L’auteur du Chat revient sur le devant de la scène graphique francophone pour asséner ses quatre vérités. Attention, ça pique.
Textes assassins et illustrations encrées à l’acide d’un humour perturbateur, le nouvel album de Philippe Geluck, Geluck enfonce le clou, est sorti le 25 octobre 2011. Radicalement plus engagé et dévastateur que les aventures du Chat, ce recueil dévoile le côté obscur du belge, né à l’époque de son travail pour Siné-Hebdo : « C’est dans Siné-Hebdo que j’avais redécouvert cette face cachée qui sommeillait en moi. Le journal s’est arrêté, mais pas moi ! Puis, je vais continuer à y contribuer dans Siné-Mensuel ! »
Le premier volume, Geluck se lâche, sorti 2 ans auparavant avec un tirage initial de 80.000 exemplaires et un bon accueil du public, a ouvert la voie à un nouveau mode d’expression du Bruxellois, permettant ainsi aux fans d’alterner d’une année sur l’autre entre le félin et ces albums qui réunissent à la fois l’écriture et le dessin.
Face à ceux qui l’accusent d’aller parfois trop loin, l’auteur clame son innocence avec l’humour qui le caractérise :
« Chaque nouveau livre est un test dans les limites que je tente de repousser. D’ailleurs, c’est souvent le lecteur qui m’interpelle en disant qu’il aime lorsque je me lâche complètement et que je ne devais pas hésiter, y aller encore plus fort ! J’ai donc accentué l’effort débuté dans Geluck se lâche. Mais il me faut le reconnaître au grand jour : dans mon moi le plus profond, je suis un brave type, un ange ! Mais ce sont mes lecteurs qui me demandent d’écrire des choses sordides, que je suis bien obligé de leur donner ! Même combat avec Voici ou Gala : le paparazzi est foncièrement un brave homme, mais à la place de belle photos de mariage ou de baptême, il est obligé de réaliser les clichés compromettants réclamés par les lecteurs ! Les gens sont ignobles… »

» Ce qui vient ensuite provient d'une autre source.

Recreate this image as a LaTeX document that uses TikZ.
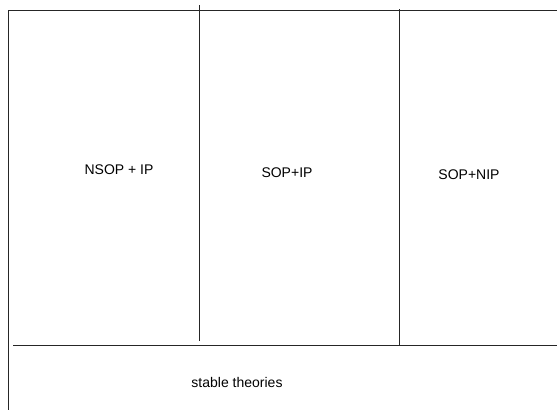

Mais ils sont également, selon lui, attirés par l’obscurité, les ténèbres au fond du coeur de chaque personne : « Avec Les Sopranos et autres, tu te prends à aimer de véritables ordures et à espérer que les bons du FBI ne les attrapent pas ! Ce mouvement est d’ailleurs postérieur à ce qui s’est passé dans l’art. Après le culte de la beauté, car l’art se devait de présenter de belles choses, le XXe siècle a accouché de dissonances, voire de culte de la laideur, que cela soit en peinture, en musique, etc. On ne cherche plus à présenter du beau, mais on désire surprendre, et tordre les canons antérieurs. Pour ma part, je ne veux écrire de manière absconse, mais j’utilise l’humour pour mieux stigmatiser certaines personnes ou actions que je déplore. »
Le texte a une place prépondérante dans cette oeuvre, traitant parfois d’évènements récents, en rapport avec l’actualité, ou encore avec un caractère plus universel, situé hors du temps. A ce sujet, Geluck s’explique : « Le dessin et l’écriture sont deux aspects très différents, l’instantanéité du premier et l’immersion progressive de la seconde. C’est comme la douche et le bain ! Le dessin est une douche qui vous saisit, tandis que le texte est un bon bain chaud dans lequel on peut rentrer et on peut traîner. Tous deux ont leur intérêt. Le dessin inclut aussi une distance, on sent moins que c’est moi qui parle, tandis que le texte, comme il est écrit à la première personne, reprend des méchancetés qui pourraient être plus facilement prises au premier degré.«
Un contact direct avec le lecteur, une introduction originale sous forme de pacte, un style plus direct et mordant que le premier épisode, Geluck enfonce le clou interpelle, comme un dialogue entre l’auteur et son public : « J’essaye d’écrire de manière alerte, même si ces textes ne peuvent être réellement lus à la radio ou la télé, car je ne les ai pas imaginés comme tels. Mais j’aime apostropher le lecteur ! D’ailleurs, mon maître Frédéric Dard me surprenait toujours en écrivant tel qu’il pouvait parler. »
Enfin, alors qu’il avait été lâchement abandonné, le Chat revient encore plus en forme pour prêter main forte à son maître.
Vous pourrez d’ailleurs vous en rendre compte dès le dessin de quatrième de couverture (voir le câlin, dans la galerie).
« Ce dessin avait été réalisé pour un autre objectif, mais des proches m’avaient partagé leurs sentiments. C’est donc une façon de célébrer nos noces d’or : on ne peut plus vivre l’un sans l’autre. Mais j’espère que je partirai avant lui ! «
En espérant que le matou revienne encore longtemps dans nos bibliothèques.